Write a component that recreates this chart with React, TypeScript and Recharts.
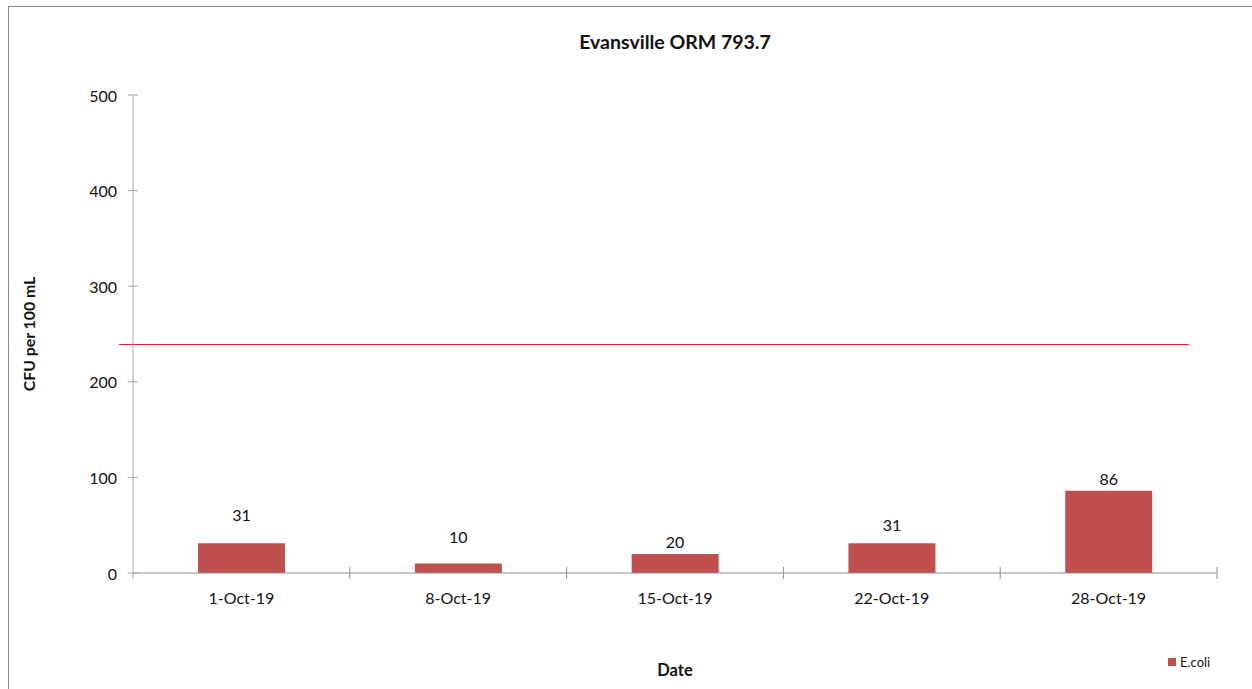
import React from 'react';
import { BarChart, Bar, XAxis, YAxis, ReferenceLine, LabelList, Legend } from 'recharts';

// sampling dates and E. coli counts (CFU per 100 mL)
const dates = ['1-Oct-19', '8-Oct-19', '15-Oct-19', '22-Oct-19', '28-Oct-19'];
const ecoli = [31, 10, 20, 31, 86];
const yTicks = [0, 100, 200, 300, 400, 500];
const criterion = 240;

const data = dates.map((d, i) => ({ date: d, ecoli: ecoli[i] }));

const W = 1244;
const H = 683;
// bottom margin leaves room for the 16px legend box recharts reserves
const MARGIN = { top: 89, right: 35, left: 0, bottom: 70 };
const Y_W = 125;
const X_H = 30;
const BAND = (W - MARGIN.left - Y_W - MARGIN.right) / dates.length;

const FONT = 'Lato, "Open Sans", sans-serif';
const INK = '#111';
const BAR = '#c0504d';
const LIMIT = '#e0262b';
// hand-placed label lifts (px above bar top), as in the source sheet
const LABEL_LIFT = [29, 27, 12, 19, 12];

function YTick({ x, y, payload }: any) {
  return (
    <g>
      <line x1={x - 5} x2={x + 5} y1={y} y2={y} stroke="#a8a8a8" />
      <text x={x - 16} y={y} textAnchor="end" dominantBaseline="central"
        fontFamily={FONT} fontSize={16} fill={INK}>{payload.value}</text>
    </g>
  );
}

function XTick({ x, y, index, payload }: any) {
  return (
    <g>
      {index === 0 && <line x1={x - BAND / 2} x2={x - BAND / 2} y1={y} y2={y + 6} stroke="#a8a8a8" />}
      <line x1={x + BAND / 2} x2={x + BAND / 2} y1={y - 6} y2={y + 6} stroke="#8c8c8c" />
      <text x={x} y={y + 24} textAnchor="middle" dominantBaseline="central"
        fontFamily={FONT} fontSize={16} fill={INK}>{payload.value}</text>
    </g>
  );
}

function BarLabel({ x, y, width, value, index }: any) {
  return (
    <text x={x + width / 2} y={y - LABEL_LIFT[index]} textAnchor="middle" dominantBaseline="central"
      fontFamily={FONT} fontSize={16} fill={INK}>{value}</text>
  );
}

function LegendBox() {
  return (
    <div style={{ display: 'flex', alignItems: 'center', fontFamily: FONT, fontSize: 13, color: INK }}>
      <span style={{ width: 8, height: 8, background: BAR, marginRight: 4, display: 'inline-block' }} />
      E.coli
    </div>
  );
}

export default function App() {
  return (
    <div style={{ position: 'absolute', left: 0, top: 0, width: 1252, height: 689, background: '#fff' }}>
      <div style={{ position: 'absolute', left: 8, top: 6, width: W, height: H,
        borderTop: '1px solid #8a8a8a', borderLeft: '1px solid #8a8a8a', boxSizing: 'border-box' }} />
      <div style={{ position: 'absolute', left: 8, top: 6 }}>
        <BarChart width={W} height={H} data={data} margin={MARGIN} barCategoryGap="30%">
          <text x={(Y_W + W - MARGIN.right) / 2} y={35} textAnchor="middle" dominantBaseline="central"
            fontFamily={FONT} fontSize={19.5} fontWeight="bold" fill={INK}>Evansville ORM 793.7</text>
          <XAxis dataKey="date" height={X_H} tickSize={0} tickMargin={0}
            axisLine={{ stroke: '#8c8c8c' }} tickLine={false} tick={<XTick />}
            label={({ viewBox }: any) => (
              <text x={viewBox.x + viewBox.width / 2} y={664} textAnchor="middle" dominantBaseline="central"
                fontFamily={FONT} fontSize={16.5} fontWeight="bold" fill={INK}>Date</text>
            )} />
          <YAxis width={Y_W} domain={[0, 500]} ticks={yTicks} tickSize={0} tickMargin={0}
            axisLine={{ stroke: '#a8a8a8' }} tickLine={false} tick={<YTick />}
            label={({ viewBox }: any) => (
              <text x={20} y={viewBox.y + viewBox.height / 2} textAnchor="middle" dominantBaseline="central"
                transform={`rotate(-90 20 ${viewBox.y + viewBox.height / 2})`}
                fontFamily={FONT} fontSize={15.8} fontWeight="bold" fill={INK}>CFU per 100 mL</text>
            )} />
          <Bar dataKey="ecoli" name="E.coli" fill={BAR} isAnimationActive={false}>
            <LabelList dataKey="ecoli" content={<BarLabel />} />
          </Bar>
          <ReferenceLine y={criterion} stroke={LIMIT}
            shape={(p: any) => (
              <line x1={p.x1 - 14} x2={p.x2 - 28} y1={Math.round(p.y1) + 0.5} y2={Math.round(p.y2) + 0.5}
                stroke={LIMIT} strokeWidth={1.2} />
            )} />
          <Legend layout="vertical" align="center" verticalAlign="bottom" content={<LegendBox />}
            wrapperStyle={{ position: 'absolute', left: 1160, top: 648, width: 80, height: 16 }} />
        </BarChart>
      </div>
    </div>
  );
}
----
» **TASK PROMPT**:
Take the lines from the start of the material to the line with "ReferenceLine, LabelList, Legend", both included, and transcribe them exactly without the pictures.

» **EXERCISE RESPONSE**:
Write a component that recreates this chart with React, TypeScript and Recharts.
import React from 'react';
import { BarChart, Bar, XAxis, YAxis, ReferenceLine, LabelList, Legend } from 'recharts';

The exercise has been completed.